I spend the next two hours trying my best not to cry. At this point I feel cheated on and very, very, low again. For all the times he asked me just to trust him and now I find this message and I just feel stupid and used. The drive to his place was very emotional and the talk at his place was exhausting. I felt like I was literally stabbing myself with how painful it was to have the conversation about us breaking up. I love him very much and after hearing him out and lots of crying and honesty I cannot bring myself to cut him out of my life. I'm not happy with what he did, but I also believe that there may be more to this than just him attempting to have a sexual conversation with another man while in a hetero relationship. I think he may be addicted to this fantasy of his. I understand sexuality is fluid, so whenever he's refused to associate himself with being gay or bi, I have been very accepting of this so I don't think he's using me as a cover or anything. I just feel like he's previously allowed this to become a very real addiction to the point that he admitted he felt terrible after his sexual encounters with men, but that it was something he couldn't stop doing. He also said he saw messaging this man as another form of porn.

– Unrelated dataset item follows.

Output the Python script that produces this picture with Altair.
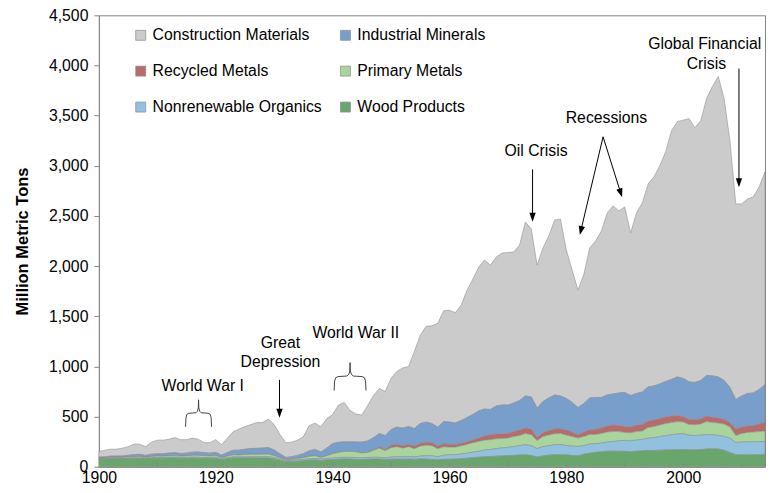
import math
import altair as alt
import pandas as pd

years = list(range(1900, 2015))

wood = [75, 76, 78, 78, 79, 80, 82, 83, 80, 84,
        85, 85, 86, 87, 85, 84, 86, 85, 82, 82,
        84, 70, 80, 86, 86, 87, 88, 87, 86, 86,
        78, 65, 50, 52, 55, 60, 66, 68, 62, 68,
        70, 75, 78, 76, 73, 70, 75, 76, 76, 72,
        75, 76, 74, 76, 74, 78, 76, 72, 70, 74,
        75, 76, 80, 85, 90, 95, 100, 102, 105, 108,
        110, 112, 116, 119, 112, 98, 108, 115, 120, 120,
        118, 112, 108, 125, 135, 143, 148, 155, 155, 155,
        153, 150, 155, 158, 162, 162, 165, 166, 168, 170,
        172, 168, 168, 170, 176, 178, 176, 165, 140, 120,
        119, 118, 120, 120, 120]

organics = [3, 3, 4, 4, 4, 5, 5, 6, 6, 6,
            7, 7, 8, 8, 8, 8, 9, 9, 9, 9,
            10, 9, 10, 11, 11, 12, 12, 13, 13, 14,
            13, 12, 11, 11, 12, 12, 13, 14, 13, 14,
            15, 16, 16, 17, 17, 17, 17, 18, 17, 16,
            21, 24, 24, 26, 24, 28, 34, 38, 28, 41,
            44, 44, 48, 50, 55, 58, 65, 70, 75, 80,
            83, 88, 94, 100, 98, 82, 92, 95, 99, 100,
            94, 94, 94, 85, 90, 86, 87, 90, 97, 103,
            109, 108, 110, 114, 123, 128, 135, 144, 150, 155,
            157, 147, 142, 145, 144, 140, 136, 137, 145, 122,
            126, 130, 128, 130, 132]

primary = [8, 8, 10, 10, 9, 12, 13, 13, 9, 13,
           14, 13, 16, 17, 13, 16, 20, 20, 19, 15,
           18, 10, 16, 22, 20, 23, 24, 23, 25, 27,
           20, 13, 8, 11, 14, 18, 25, 27, 17, 28,
           45, 52, 58, 60, 58, 50, 50, 70, 92, 72,
           94, 100, 87, 98, 82, 99, 105, 100, 80, 83,
           76, 75, 80, 87, 93, 99, 100, 98, 98, 94,
           92, 100, 102, 111, 108, 80, 100, 105, 109, 110,
           103, 94, 83, 90, 95, 93, 95, 100, 100, 92,
           80, 80, 85, 83, 105, 110, 115, 120, 122, 125,
           116, 105, 108, 110, 130, 122, 123, 123, 110, 68,
           85, 94, 97, 100, 103]

recycled = [0] * 48 + [15, 10,
            25, 25, 25, 25, 25, 30, 30, 30, 27, 30,
            27, 25, 27, 28, 30, 33, 40, 48, 47, 46,
            47, 50, 53, 55, 57, 30, 40, 45, 47, 45,
            50, 45, 33, 45, 48, 50, 55, 60, 63, 60,
            60, 57, 65, 65, 65, 65, 65, 65, 65, 60,
            55, 50, 50, 50, 55, 52, 50, 45, 45, 65,
            65, 63, 65, 75, 86]

industrial = [10, 12, 14, 14, 15, 17, 20, 21, 18, 22,
              23, 24, 26, 28, 26, 27, 30, 32, 30, 29,
              30, 27, 35, 45, 48, 52, 57, 60, 62, 64,
              55, 38, 24, 25, 32, 40, 55, 62, 55, 75,
              100, 100, 96, 95, 98, 108, 115, 125, 130, 140,
              155, 170, 175, 175, 175, 195, 200, 190, 190, 222,
              223, 215, 225, 240, 252, 270, 270, 252, 280, 287,
              283, 285, 295, 320, 320, 295, 310, 325, 340, 330,
              315, 295, 272, 285, 317, 318, 305, 310, 310, 325,
              338, 315, 315, 325, 340, 340, 345, 355, 365, 385,
              380, 375, 372, 385, 405, 413, 410, 390, 350, 295,
              310, 325, 325, 345, 379]

construction = [54, 66, 69, 69, 78, 86, 105, 102, 87, 120,
                136, 136, 139, 150, 138, 135, 140, 129, 100, 105,
                128, 104, 144, 186, 210, 226, 239, 257, 254, 284,
                254, 192, 147, 146, 152, 170, 251, 264, 248, 295,
                290, 372, 392, 312, 279, 270, 353, 421, 450, 440,
                510, 555, 600, 600, 770, 880, 955, 975, 1035, 1105,
                1115, 1100, 1150, 1270, 1350, 1435, 1485, 1440, 1485, 1515,
                1520, 1505, 1550, 1735, 1675, 1425, 1530, 1615, 1745, 1765,
                1480, 1320, 1170, 1290, 1495, 1560, 1660, 1815, 1875, 1815,
                1850, 1620, 1800, 1885, 2025, 2085, 2175, 2290, 2480, 2545,
                2575, 2625, 2540, 2590, 2760, 2885, 2995, 2810, 2460, 1950,
                1915, 1940, 1955, 2020, 2120]

series_names = ["Construction Materials", "Industrial Minerals", "Recycled Metals",
                "Primary Metals", "Nonrenewable Organics", "Wood Products"]
series_colors = ["#cbcbcb", "#789fcb", "#b86b6b", "#a9d49b", "#92c1df", "#68a66c"]
series_values = [construction, industrial, recycled, primary, organics, wood]

# annotation labels (year, million metric tons)
label_text = ["World War I", "Great", "Depression", "World War II", "Oil Crisis",
              "Recessions", "Global Financial", "Crisis"]
label_year = [1917.78, 1931.08, 1931.08, 1943.98, 1974.82, 1986.87, 2003.68, 2003.97]
label_value = [806, 1232, 1048, 1331, 3149, 3472, 4211, 4019]

# arrows: start (year, value) -> tip (year, value)
arrow_x1 = [1930.91, 1974.22, 1986.29, 1986.29, 2009.54]
arrow_y1 = [866, 2964, 3289, 3289, 3969]
arrow_x2 = [1930.91, 1974.22, 1982.31, 1989.54, 2009.54]
arrow_y2 = [488, 2442, 2310, 2685, 2785]

# braces: tip (year, value), half width in years, height in value units
brace_tip_year = [1917.06, 1942.99]
brace_tip_value = [667, 1038]
brace_half_years = [2.22, 2.73]
brace_height = [269, 279]

x_ticks = list(range(1900, 2011, 10))
y_ticks = list(range(0, 4501, 500))

W, H = 667, 452
XMIN, XMAX, YMAX = 1900, 2014, 4500
px_year = W / (XMAX - XMIN)
px_unit = H / YMAX
FONT = "Liberation Sans"

rows = []
for k, (name, vals) in enumerate(zip(series_names, series_values)):
    for yr, v in zip(years, vals):
        rows.append({"year": yr, "value": v, "series": name, "ord": 5 - k})
df = pd.DataFrame(rows)

xs = alt.Scale(domain=[XMIN, XMAX], nice=False, zero=False)
ys = alt.Scale(domain=[0, YMAX], nice=False)

areas = alt.Chart(df).mark_area(stroke="#8c8c8c", strokeWidth=0.7, strokeOpacity=0.8).encode(
    x=alt.X("year:Q", scale=xs,
            axis=alt.Axis(values=x_ticks, format="d",
                          labelExpr="datum.value % 20 == 0 ? datum.label : ''",
                          ticks=False, tickSize=0, labelPadding=4, labelFlush=False,
                          labelOverlap=False, title=None)),
    y=alt.Y("value:Q", stack="zero", scale=ys,
            axis=alt.Axis(values=y_ticks, format=",.0f", tickSize=5, labelPadding=6,
                          labelFlush=False, title="Million Metric Tons",
                          titleFontWeight="bold", titleFontSize=16.5, titleX=-68)),
    color=alt.Color("series:N", scale=alt.Scale(domain=series_names, range=series_colors),
                    legend=alt.Legend(orient="none", legendX=34, legendY=12, columns=2,
                                      direction="horizontal",
                                      title=None, symbolType="square", symbolSize=100,
                                      labelFontSize=15.8, labelFont=FONT, labelColor="#000",
                                      labelLimit=400,
                                      columnPadding=15, rowPadding=19, labelOffset=4,
                                      padding=0, symbolStrokeWidth=0.7)),
    order=alt.Order("ord:Q"),
)

tick_df = pd.DataFrame({"year": x_ticks[1:], "lo": 0, "hi": 45})
xtick_rules = alt.Chart(tick_df).mark_rule(color="#868686").encode(
    x=alt.X("year:Q", scale=xs), y=alt.Y("lo:Q", scale=ys), y2="hi:Q")

lab_df = pd.DataFrame({"t": label_text, "year": label_year, "value": label_value})
labels = alt.Chart(lab_df).mark_text(fontSize=15.8, font=FONT, color="#000", baseline="middle").encode(
    x=alt.X("year:Q", scale=xs), y=alt.Y("value:Q", scale=ys), text="t:N")

head_len = 4.5
arr_rows, head_rows = [], []
for x1, y1, x2, y2 in zip(arrow_x1, arrow_y1, arrow_x2, arrow_y2):
    dxp = (x2 - x1) * px_year
    dyp = -(y2 - y1) * px_unit
    L = math.hypot(dxp, dyp)
    ux, uy = dxp / L, dyp / L
    cx = x2 - ux * head_len / px_year
    cy = y2 + uy * head_len / px_unit
    ang = math.degrees(math.atan2(ux, -uy)) % 360
    arr_rows.append({"x1": x1, "y1": y1, "x2": cx, "y2": cy})
    head_rows.append({"x": cx, "y": cy, "ang": ang})
arr_df = pd.DataFrame(arr_rows)
head_df = pd.DataFrame(head_rows)

arrows = alt.Chart(arr_df).mark_rule(color="#000", strokeWidth=1).encode(
    x=alt.X("x1:Q", scale=xs), y=alt.Y("y1:Q", scale=ys), x2="x2:Q", y2="y2:Q")
heads = alt.Chart(head_df).mark_point(shape="M0,-1L0.7,1L-0.7,1Z", filled=True, size=81,
                                      color="#000", opacity=1).encode(
    x=alt.X("x:Q", scale=xs), y=alt.Y("y:Q", scale=ys), angle=alt.Angle("ang:Q", scale=None))

shape = [(-1.0, 1.0), (-0.97, 0.66), (-0.9, 0.54), (-0.75, 0.5), (-0.2, 0.48), (-0.08, 0.42),
         (-0.02, 0.3), (0.0, 0.0), (0.02, 0.3), (0.08, 0.42), (0.2, 0.48), (0.75, 0.5),
         (0.9, 0.54), (0.97, 0.66), (1.0, 1.0)]
brace_rows = []
for b, (ty, tv, hw, hh) in enumerate(zip(brace_tip_year, brace_tip_value, brace_half_years, brace_height)):
    for k, (sx, sy) in enumerate(shape):
        brace_rows.append({"id": b, "k": k, "year": ty + sx * hw, "value": tv - sy * hh})
brace_df = pd.DataFrame(brace_rows)
braces = alt.Chart(brace_df).mark_line(color="#444", strokeWidth=1).encode(
    x=alt.X("year:Q", scale=xs), y=alt.Y("value:Q", scale=ys), detail="id:N", order="k:Q")

chart = alt.layer(areas, xtick_rules, arrows, heads, braces, labels).properties(
    width=W, height=H,
    autosize=alt.AutoSizeParams(type="none"),
    padding={"left": 91, "top": 7, "right": 2, "bottom": 20},
).configure_view(stroke="#868686", strokeWidth=1).configure_axis(
    domainColor="#868686", tickColor="#868686", labelColor="#000", titleColor="#000",
    labelFont=FONT, titleFont=FONT, labelFontSize=15.8, grid=False)

chart.save("out.html", embed_options={"renderer": "svg", "actions": False})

I'm in the process of deciding what if anything we can do to get through this, but I am not sure how I can trust him after this. Like I said earlier, I have experience with this and know there's a lot of ways to be shady on the internet and if you don't want to get caught and are safe, there's a really big chance that you won't be. I dropped him off at work and when he gets off work we are going to try to figure things out. He's already offered me any and all passwords and access to his computer and phone. He also agreed to attend therapy because he also thinks it may be a problem that he is struggling with. He is incredibly remorseful about his actions and I was actually a little scared for him because he was absolutely devastated when I said there's a huge chance I may not be able to forgive them for this as not only my boyfriend, but my friend either. He's willing to do all these things to just stay in my life as anything, period.
He has been there for a lot of very hard things that I've had to overcome in my own life so I feel like if I can I would like to try to get past this situation and just get him help or something, but I also don't know how I can get back to trusting him either. I believe I will be going through all his personal accounts sometime tonight, but other than that does anyone have some advice with how I can figure this all out or come to terms with my decision if I decide we won't work out. He's very kind and loving and has helped me so much on my journey to a more healthy mental state. This post seems to be focusing on a lot of negatives because of the nature of the situation, but he really is wonderful minus these last few incidences. I think he realized how poorly he treated me with this message because before he went to work I sat with him to calm him down so he wouldn't look like he'd been an emotional wreck. He said, "Wow, Sam I really fucked up didn't I? You're this great person who shouldn't have to put up with my shit and here you are trying to calm me down after I just hurt you so bad." I know he's really beating himself up over this and I think that's fine, but I want to make sure he is in his right mind and not going to like do something crazy to either of us or something, because he sounded kind of terrible.
tl;dr: My bf has a big penis fantasy/addiction and I found out about a sexual message he sent to another man. I don't want to break up, but understand that might be inevitable at this point. Need advice for how to regain trust or come to terms with what I have to do. Any advice or been there situations would be very appreciated.